N/C for this.
Sympathy, I have had issues with DD (also 11), don't know if they are behind us.
I don't have the energy to get very angry about it, I'll freely admit.
I take an amends approach: she's done wrong so needs to do amends & once amends are done then we draw a line under it & move on. So in your situation it would be a case of 1) apology to me as the injured party, 2) being forced to talk about it & what was going thru her mind, & to listen to me talk about it (restorative justice), 3) paying £ back (maybe with some interest), and 4) possibly some other "work", like doing chores for free that might normally be paid. It's the same idea when courts impose community service orders as a punishment for criminal activity.
I hate mine having lots of sweets, too, but I don't understand why you are trying to stop her spending pocket money on sweets, I think that (waste) is a rite of passage she needs to get on with.
If it's any comfort I was a bit of a klepto myself at about the same age, sneaky enough that my parents only caught me once. I outgrew it. Similar with lots of other silly things I tried (ie, drugs).
With BFF, DD was caught trying to nick sweets in corner shop. She didn't have the street-smarts to lie about her name & phone number, though, so shopkeeper was able to contact me. I had DD apologise in person & in writing, plus she was docked £5 pocket money which we gave to the shopkeeper (who put it in a charity box). DD also wasn't allowed sweets or pudding for a month.

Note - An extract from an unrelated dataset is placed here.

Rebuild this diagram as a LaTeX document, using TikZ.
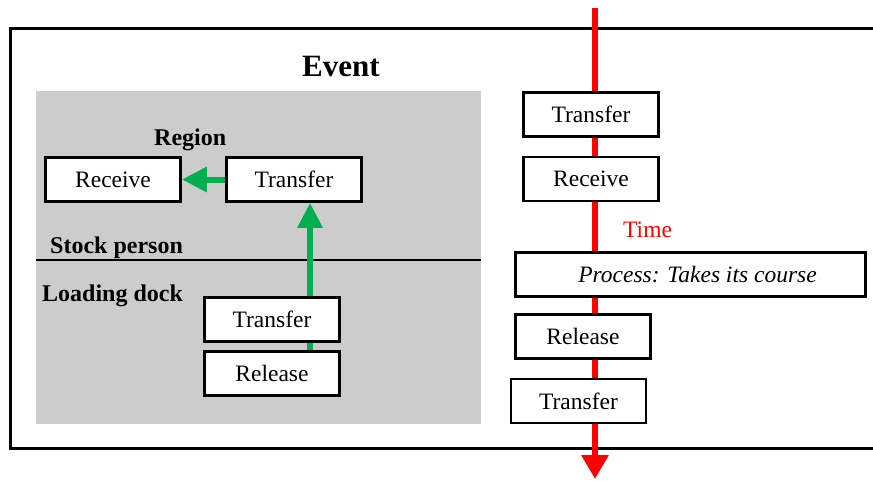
\documentclass[tikz,border=0pt]{standalone}
\usepackage{fontspec}
\setmainfont{Liberation Serif}
\usetikzlibrary{arrows.meta,calc}
\pgfdeclarelayer{bg}
\pgfdeclarelayer{mid}
\pgfsetlayers{bg,mid,main}
\definecolor{grn}{HTML}{00B050}
\definecolor{grayfill}{HTML}{CCCCCC}
\tikzset{
  bx/.style={draw=black, line width=2.7pt, fill=white, minimum width=135pt, minimum height=44pt, inner sep=0pt, font=\fontsize{23.5}{28}\selectfont},
  lbl/.style={font=\fontsize{24}{28}\selectfont\bfseries, inner sep=0pt, anchor=base west},
  garrow/.style={draw=grn, line width=6pt, -{Triangle[width=24pt,length=25pt]}},
  rarrow/.style={draw=red, line width=6pt, -{Triangle[width=26pt,length=24pt]}}
}
\begin{document}
\begin{tikzpicture}[x=1pt,y=-1pt]
\useasboundingbox (0,0) rectangle (873,480);
% boxes
\node[bx] (recL) at (113,179.5) {Receive};
\node[bx] (trL) at (294,179.5) {Transfer};
\node[bx] (trD) at (272,319.5) {Transfer};
\node[bx] (relD) at (272,373.5) {Release};
\node[bx] (trR1) at (591,114.5) {Transfer};
\node[bx] (recR) at (591,179) {Receive};
\node[bx, minimum width=350pt] (proc) at (690.5,274.5) {\hspace*{14pt}\itshape Process: Takes its course};
\node[bx] (relR) at (583,336.5) {Release};
\node[bx] (trR2) at (578.5,401) {Transfer};
% labels
\node[lbl, font=\fontsize{31}{34}\selectfont\bfseries] (event) at (302,76) {Event};
\node[lbl] (region) at (154,145) {Region};
\node[lbl] (stock) at (50,253) {Stock person};
\node[lbl] (dock) at (42,301) {Loading dock};
\node[lbl, font=\fontsize{23.5}{28}\selectfont, text=red] (time) at (623,237) {Time};
% background
\begin{pgfonlayer}{bg}
  \draw[line width=3pt] (874,28) -- (10,28) -- (10,448) -- (874,448);
  \fill[grayfill] (36,91) rectangle (481,424);
  \draw[line width=2.5pt] (36,260) -- (481,260);
\end{pgfonlayer}
\begin{pgfonlayer}{mid}
  \coordinate (ttop) at (595,8);
  \coordinate (tbot) at (595,479);
  \draw[rarrow] (ttop) -- (tbot);
  \draw[garrow] (trL.west) -- (recL.east);
  \coordinate (gx) at ($(trL.south)+(16,0)$);
  \draw[garrow] (relD.north -| gx) -- (gx);
\end{pgfonlayer}
\end{tikzpicture}
\end{document}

Worst thing for DD was the BFF became DD's spiteful mortal enemy for 6 weeks, although eventually relations settled into civil pleasantries. Not likely to ever be close again, though. I doubt DD is completely cured of her stealing impulses, but the whole family knows what she did. I think embarrassment & potential unintended consequences (like loss of a BFF) might be enough to have finally cured her. I have also talked calmly about criminal records, and what an incredibly unforgiving age we live in. She gets a caution for shoplifting now, & there are jobs she'll never be able to get, and she could have to explain the caution in many job applications for the rest of her life (like if she went into teaching). I think she might finally be just about mature enough to grasp why that's so very undesirable.